Une époque tellement différente de la nôtre, un milieu social tellement éloigné du mien, j’ai tout de même essayé de trouver des points d’accroche. Alors oui curieusement il est né un 10 juillet comme moi, il était asthmatique comme moi, il a failli en mourir à l’âge de neuf ans et cela me rappelle de terribles souvenirs. Après avoir établi cette petite liste, je suis bien heureux de n’avoir pas eu son destin et d’avoir un peu pu jouer sur le mien.
Il a pourtant traversé une époque parmi les plus exaltantes mais aussi les plus terribles de l’humanité. Je veux parler de ces formidables inventions, l'électricité, l’aviation, le téléphone, qu’il ne cite quasiment jamais, comme si ces inventions qui bouleversaient l’humanité n’étaient pas de son monde. Et la guerre de 14, qu’il traverse, comme Zweig, sans s’en apercevoir, comme on passe la main à travers un ectoplasme. Je suis bien persuadé qu’il aurait pu écrire tous ces ouvrages 200 ans avant, il n’y aurait eu aucune phrase à changer. Ses ouvrages sont en ce sens intemporels.
On pourrait penser que de si longues histoires pourraient donner l’idée à un réalisateur de films de mettre ces ouvrages en images.
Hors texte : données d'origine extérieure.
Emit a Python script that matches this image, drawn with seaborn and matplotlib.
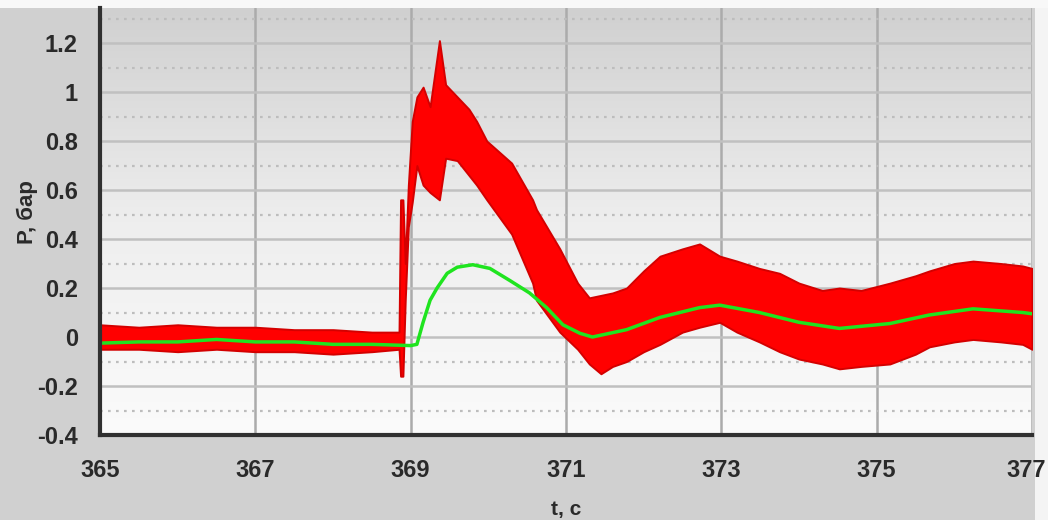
import numpy as np
import pandas as pd
import matplotlib
matplotlib.use("Agg")
import matplotlib.pyplot as plt
from matplotlib.transforms import ScaledTranslation
import seaborn as sns

# Pressure record: envelope of the raw (oscillating) signal and its filtered trace
t_raw = [365.0, 365.5, 366.0, 366.5, 367.0, 367.5, 368.0, 368.5, 368.85, 368.87,
         368.90, 368.93, 368.97, 369.02, 369.08, 369.16, 369.25, 369.37, 369.45,
         369.6, 369.75, 369.85, 369.98, 370.3, 370.57, 370.62, 370.92, 371.15,
         371.3, 371.45, 371.6, 371.78, 372.0, 372.21, 372.5, 372.72, 372.98,
         373.2, 373.49, 373.75, 374.0, 374.3, 374.52, 374.8, 375.17, 375.5,
         375.68, 376.0, 376.24, 376.6, 376.88, 377.0]
p_raw_high = [0.05, 0.04, 0.05, 0.04, 0.04, 0.03, 0.03, 0.02, 0.02, 0.56,
              0.56, 0.30, 0.62, 0.88, 0.98, 1.02, 0.94, 1.21, 1.03,
              0.98, 0.93, 0.88, 0.80, 0.71, 0.56, 0.52, 0.36, 0.22,
              0.16, 0.17, 0.18, 0.20, 0.27, 0.33, 0.36, 0.38, 0.33,
              0.31, 0.28, 0.26, 0.22, 0.19, 0.20, 0.19, 0.22, 0.25,
              0.27, 0.30, 0.31, 0.30, 0.29, 0.28]
p_raw_low = [-0.05, -0.05, -0.06, -0.05, -0.06, -0.06, -0.07, -0.06, -0.05, -0.16,
             -0.16, 0.15, 0.45, 0.55, 0.70, 0.62, 0.59, 0.56, 0.73,
             0.72, 0.66, 0.62, 0.56, 0.42, 0.22, 0.15, 0.02, -0.05,
             -0.11, -0.15, -0.12, -0.10, -0.06, -0.03, 0.02, 0.04, 0.06,
             0.02, -0.02, -0.06, -0.09, -0.11, -0.13, -0.12, -0.11, -0.07,
             -0.04, -0.02, -0.01, -0.02, -0.03, -0.05]

t_filt = [365.0, 365.5, 366.0, 366.5, 367.0, 367.5, 368.0, 368.5, 369.0, 369.08,
          369.16, 369.25, 369.34, 369.47, 369.6, 369.8, 370.02, 370.28, 370.53,
          370.75, 370.96, 371.18, 371.34, 371.78, 372.21, 372.72, 372.98, 373.49,
          374.0, 374.52, 375.17, 375.68, 376.24, 376.88, 377.0]
p_filt = [-0.025, -0.02, -0.02, -0.01, -0.02, -0.02, -0.03, -0.03, -0.035, -0.03,
          0.06, 0.15, 0.20, 0.26, 0.285, 0.295, 0.28, 0.23, 0.18,
          0.12, 0.05, 0.015, 0.0, 0.03, 0.08, 0.12, 0.13, 0.10,
          0.06, 0.035, 0.055, 0.09, 0.115, 0.10, 0.095]

x_ticks = [365, 367, 369, 371, 373, 375, 377]
y_ticks = [-0.4, -0.2, 0.0, 0.2, 0.4, 0.6, 0.8, 1.0, 1.2]
y_tick_labels = ["-0.4", "-0.2", "0", "0.2", "0.4", "0.6", "0.8", "1", "1.2"]

raw = pd.DataFrame({"t": t_raw, "high": p_raw_high, "low": p_raw_low})
filt = pd.DataFrame({"t": t_filt, "p": p_filt})

sns.set_theme(style="white")
plt.rcParams["font.family"] = ["Liberation Sans Narrow", "Liberation Sans", "DejaVu Sans"]

fig = plt.figure(figsize=(10.48, 5.2), dpi=100, facecolor="#d0d0d0")

# light frame strip on the right and the top edge (behind the axes)
fig.patches.append(plt.Rectangle((1035 / 1048, 0), 13 / 1048, 1, transform=fig.transFigure,
                                 facecolor="#f4f4f4", edgecolor="none", zorder=-5))
fig.patches.append(plt.Rectangle((0, 1 - 8 / 520), 1, 8 / 520, transform=fig.transFigure,
                                 facecolor="#f8f8f8", edgecolor="none", zorder=-5))

ax = fig.add_axes([100 / 1048, 1 - 435 / 520, 932 / 1048, 427 / 520])
ax.set_zorder(2)
ax.set_xlim(365, 377)
ax.set_ylim(-0.4, 1.343)

# vertical gradient of the plotting area
grad = np.linspace(0, 1, 256).reshape(-1, 1)
cmap = matplotlib.colors.LinearSegmentedColormap.from_list(
    "panel", ["#fbfbfb", "#eeeeee", "#d0d0d0"])
ax.imshow(grad, aspect="auto", cmap=cmap, origin="lower",
          extent=[365, 377, -0.4, 1.343], zorder=0)

# grid: solid lines on majors, dotted on the half steps
for x in x_ticks[1:]:
    ax.axvline(x, color="#ababab", lw=1.8, zorder=1)
for y in y_ticks[1:]:
    ax.axhline(y, color="#c0c0c0", lw=1.8, zorder=1)
for y in np.arange(-0.3, 1.35, 0.2):
    ax.axhline(y, color="#bdbdbd", lw=1.6, ls=(0, (1.2, 2.4)), zorder=1)

# raw signal band
ax.fill_between(raw["t"], raw["low"], raw["high"], color="#ff0000",
                edgecolor="#d40000", linewidth=1.4, zorder=3)

# filtered trace
sns.lineplot(data=filt, x="t", y="p", ax=ax, color="#1fe41f", linewidth=2.5,
             zorder=4, estimator=None, sort=False)

ax.set_xticks(x_ticks)
ax.set_xticklabels([str(v) for v in x_ticks])
ax.set_yticks(y_ticks)
ax.set_yticklabels(y_tick_labels)
ax.tick_params(axis="both", length=0, labelsize=17, colors="#2a2a2a")
ax.tick_params(axis="y", pad=16)
ax.tick_params(axis="x", pad=17)
for lbl in ax.get_xticklabels() + ax.get_yticklabels():
    lbl.set_fontweight("bold")
# nudge the last x label inward so it stays inside the canvas
last = ax.get_xticklabels()[-1]
last.set_transform(last.get_transform() + ScaledTranslation(-6 / 100, 0, fig.dpi_scale_trans))

ax.set_xlabel("")
ax.set_ylabel("")
fig.text(27 / 1048, 1 - 212 / 520, "P, бар", rotation=90, ha="center", va="center",
         fontsize=16, fontweight="bold", color="#2a2a2a")
fig.text(566 / 1048, 1 - 509 / 520, "t, c", ha="center", va="center",
         fontsize=15, fontweight="bold", color="#2a2a2a")

for side in ("top", "right"):
    ax.spines[side].set_visible(False)
for side in ("left", "bottom"):
    ax.spines[side].set_color("#303030")
    ax.spines[side].set_linewidth(3.0)
    ax.spines[side].set_zorder(5)

fig.savefig("out.png", dpi=100, facecolor=fig.get_facecolor())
Je sais bien que cela a été tenté mais sans grand succès. L’explication est que aussi longs et prolifiques que soient ses ouvrages et les années de sa vie qu’ils décrivent, il ne s’y passe pratiquement rien. Rien de cinématographique, rien à montrer. On reste prisonnier de son imagination, on ne voit pas le monde dans lequel il vit, on ne voit que le fonctionnement de son cerveau.
C’est assez paradoxal. Mais pas unique. Combien d’ouvrages interminables ont été écrits à propos de pas grand-chose et parfois de rien. On loue son étude psychologique des personnages. Je la trouve très superficielle et ne peux en tirer aucun enseignement.
Alors, Marcel Proust reste évidemment un monument de la littérature française. Mais un monument baroque, surchargé. Dont on peut admirer la complexité, la maîtrise stylistique, sans jamais se sentir proche ni de lui-même ni de ses personnages semi-fictifs ; guère d’humanité dans ses ouvrages. De ces artistes dont on admire la technique, le coup de pinceau, sans jamais pouvoir dire ce qu’ils ont peint.
Marcel Proust est un technicien de la littérature, il n’inspire pas, ne fait pas rêver. Il a traîné sa vie comme un boulet.
Il faut le lire, comme on visite un monument de l’intérieur, sans pouvoir s’extasier sur sa façade, sans savoir dans quelle ville on est.